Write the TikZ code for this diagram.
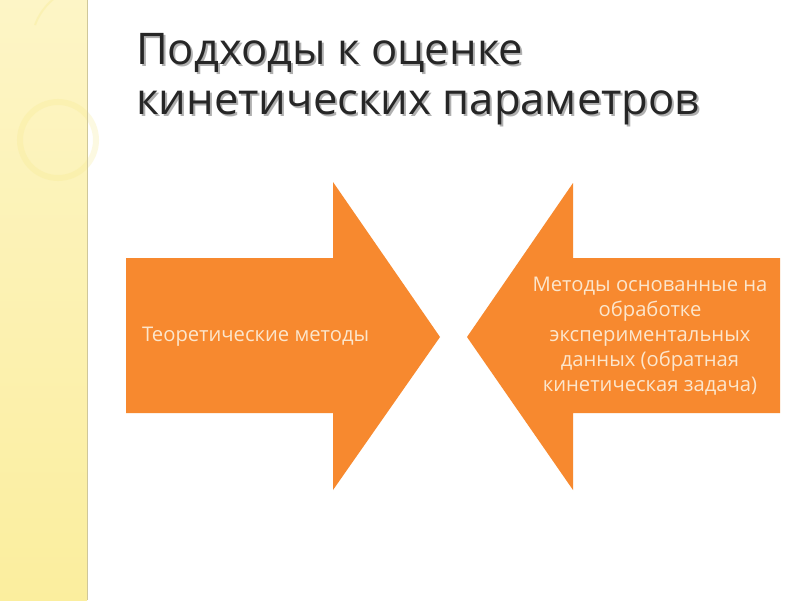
\documentclass[tikz,border=0pt]{standalone}
\usepackage{fontspec}
\setmainfont{Open Sans}
\usetikzlibrary{shadings}
\definecolor{stripA}{HTML}{FDF5C6}
\definecolor{stripB}{HTML}{FBEE9E}
\definecolor{stripline}{HTML}{CFC79A}
\definecolor{arroworange}{HTML}{F7892F}
\definecolor{arrowtext}{HTML}{FCE6CC}
\definecolor{titlecol}{HTML}{262626}
\definecolor{shadowcol}{HTML}{B0B0B0}
\definecolor{ringcol}{HTML}{F6E98A}
\begin{document}
\begin{tikzpicture}[x=1pt,y=-1pt,
  arrowshape/.style={fill=arroworange,draw=none},
  titletext/.style={anchor=base west,inner sep=0pt,font=\fontsize{43.6}{50}\selectfont,text=titlecol},
  titleshadow/.style={anchor=base west,inner sep=0pt,font=\fontsize{43.6}{50}\selectfont,text=shadowcol},
  bodytext/.style={inner sep=0pt,font=\fontsize{20.2}{25}\selectfont,text=arrowtext}]
\useasboundingbox (0,0) rectangle (800,600);
\fill[white] (0,0) rectangle (800,600);
% left strip
\shade[top color=stripA,bottom color=stripB] (0,0) rectangle (87,600);
\draw[ringcol,line width=6pt,opacity=0.25] (58,140) circle (38);
\draw[ringcol,line width=2pt,opacity=0.3] (35,25) arc (200:300:60);
\draw[stripline,line width=1.5pt] (87.5,0) -- (87.5,600);
% title
\node[titleshadow] (t1s) at (138,66) {Подходы к оценке};
\node[titleshadow] (t2s) at (138,116) {кинетических параметров};
\node[titletext] (t1) at (136,64) {Подходы к оценке};
\node[titletext] (t2) at (136,114) {кинетических параметров};
% left arrow
\fill[arrowshape] (126,258) -- (333,258) -- (333,182) -- (440,337) -- (333,490) -- (333,413) -- (126,413) -- cycle;
% right arrow
\fill[arrowshape] (780,258) -- (573,258) -- (573,183) -- (467,337) -- (573,490) -- (573,413) -- (780,413) -- cycle;
\node[bodytext,anchor=west] (lt) at (142,337) {Теоретические методы};
\node[bodytext,align=center] (rt) at (650,336) {Методы основанные на\\обработке\\экспериментальных\\данных (обратная\\кинетическая задача)};
\end{tikzpicture}
\end{document}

**Short exercise:** Leave the images out, please, and restate each line word for word.

**Task output:**
Write the TikZ code for this diagram.
\documentclass[tikz,border=0pt]{standalone}
\usepackage{fontspec}
\setmainfont{Open Sans}
\usetikzlibrary{shadings}
\definecolor{stripA}{HTML}{FDF5C6}
\definecolor{stripB}{HTML}{FBEE9E}
\definecolor{stripline}{HTML}{CFC79A}
\definecolor{arroworange}{HTML}{F7892F}
\definecolor{arrowtext}{HTML}{FCE6CC}
\definecolor{titlecol}{HTML}{262626}
\definecolor{shadowcol}{HTML}{B0B0B0}
\definecolor{ringcol}{HTML}{F6E98A}
\begin{document}
\begin{tikzpicture}[x=1pt,y=-1pt,
  arrowshape/.style={fill=arroworange,draw=none},
  titletext/.style={anchor=base west,inner sep=0pt,font=\fontsize{43.6}{50}\selectfont,text=titlecol},
  titleshadow/.style={anchor=base west,inner sep=0pt,font=\fontsize{43.6}{50}\selectfont,text=shadowcol},
  bodytext/.style={inner sep=0pt,font=\fontsize{20.2}{25}\selectfont,text=arrowtext}]
\useasboundingbox (0,0) rectangle (800,600);
\fill[white] (0,0) rectangle (800,600);
% left strip
\shade[top color=stripA,bottom color=stripB] (0,0) rectangle (87,600);
\draw[ringcol,line width=6pt,opacity=0.25] (58,140) circle (38);
\draw[ringcol,line width=2pt,opacity=0.3] (35,25) arc (200:300:60);
\draw[stripline,line width=1.5pt] (87.5,0) -- (87.5,600);
% title
\node[titleshadow] (t1s) at (138,66) {Подходы к оценке};
\node[titleshadow] (t2s) at (138,116) {кинетических параметров};
\node[titletext] (t1) at (136,64) {Подходы к оценке};
\node[titletext] (t2) at (136,114) {кинетических параметров};
% left arrow
\fill[arrowshape] (126,258) -- (333,258) -- (333,182) -- (440,337) -- (333,490) -- (333,413) -- (126,413) -- cycle;
% right arrow
\fill[arrowshape] (780,258) -- (573,258) -- (573,183) -- (467,337) -- (573,490) -- (573,413) -- (780,413) -- cycle;
\node[bodytext,anchor=west] (lt) at (142,337) {Теоретические методы};
\node[bodytext,align=center] (rt) at (650,336) {Методы основанные на\\обработке\\экспериментальных\\данных (обратная\\кинетическая задача)};
\end{tikzpicture}
\end{document}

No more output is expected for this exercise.